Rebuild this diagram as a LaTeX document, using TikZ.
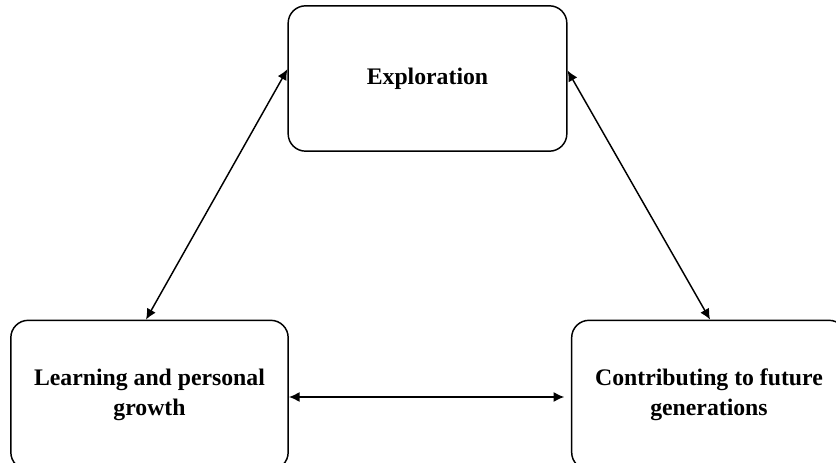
\documentclass[tikz,border=0pt]{standalone}
\usepackage{fontspec}
\setmainfont{Liberation Serif}
\usetikzlibrary{arrows.meta}

\begin{document}
\begin{tikzpicture}[x=0.75pt,y=0.75pt,yscale=-1,
  stage/.style={draw,line width=1.1pt,rounded corners=13pt,align=center,
    font=\fontsize{17.8}{22.5}\selectfont\bfseries,inner sep=0pt},
  link/.style={line width=1.1pt,{Latex[length=8pt,width=7.5pt]}-{Latex[length=8pt,width=7.5pt]}}]
%set diagram left start at 0, and has height of 463
\useasboundingbox (0,0) rectangle (836,463);

% Text Node
\node [stage,minimum width=209pt,minimum height=109pt] (explore) at (427.5,78.5) {Exploration};
% Text Node
\node [stage,minimum width=208pt,minimum height=112pt] (learn) at (149.5,395) {Learning and personal\\growth};
% Text Node
\node [stage,minimum width=206pt,minimum height=112pt] (future) at (709,395) {Contributing to future\\generations};

%Straight Lines
\draw [link] ([yshift=-7pt]explore.west) -- ([xshift=-2.6pt]learn.north);
%Straight Lines
\draw [link] ([yshift=-6pt]explore.east) -- ([xshift=0.8pt]future.north);
%Straight Lines
\draw [link,shorten >=5pt] ([yshift=1.5pt]learn.east) -- ([yshift=1.5pt]future.west);

\end{tikzpicture}
\end{document}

What the task requires →
Restate the listing above word for word, and skip the pictures.

Completed exercise →
Rebuild this diagram as a LaTeX document, using TikZ.
\documentclass[tikz,border=0pt]{standalone}
\usepackage{fontspec}
\setmainfont{Liberation Serif}
\usetikzlibrary{arrows.meta}

\begin{document}
\begin{tikzpicture}[x=0.75pt,y=0.75pt,yscale=-1,
  stage/.style={draw,line width=1.1pt,rounded corners=13pt,align=center,
    font=\fontsize{17.8}{22.5}\selectfont\bfseries,inner sep=0pt},
  link/.style={line width=1.1pt,{Latex[length=8pt,width=7.5pt]}-{Latex[length=8pt,width=7.5pt]}}]
%set diagram left start at 0, and has height of 463
\useasboundingbox (0,0) rectangle (836,463);

% Text Node
\node [stage,minimum width=209pt,minimum height=109pt] (explore) at (427.5,78.5) {Exploration};
% Text Node
\node [stage,minimum width=208pt,minimum height=112pt] (learn) at (149.5,395) {Learning and personal\\growth};
% Text Node
\node [stage,minimum width=206pt,minimum height=112pt] (future) at (709,395) {Contributing to future\\generations};

%Straight Lines
\draw [link] ([yshift=-7pt]explore.west) -- ([xshift=-2.6pt]learn.north);
%Straight Lines
\draw [link] ([yshift=-6pt]explore.east) -- ([xshift=0.8pt]future.north);
%Straight Lines
\draw [link,shorten >=5pt] ([yshift=1.5pt]learn.east) -- ([yshift=1.5pt]future.west);

\end{tikzpicture}
\end{document}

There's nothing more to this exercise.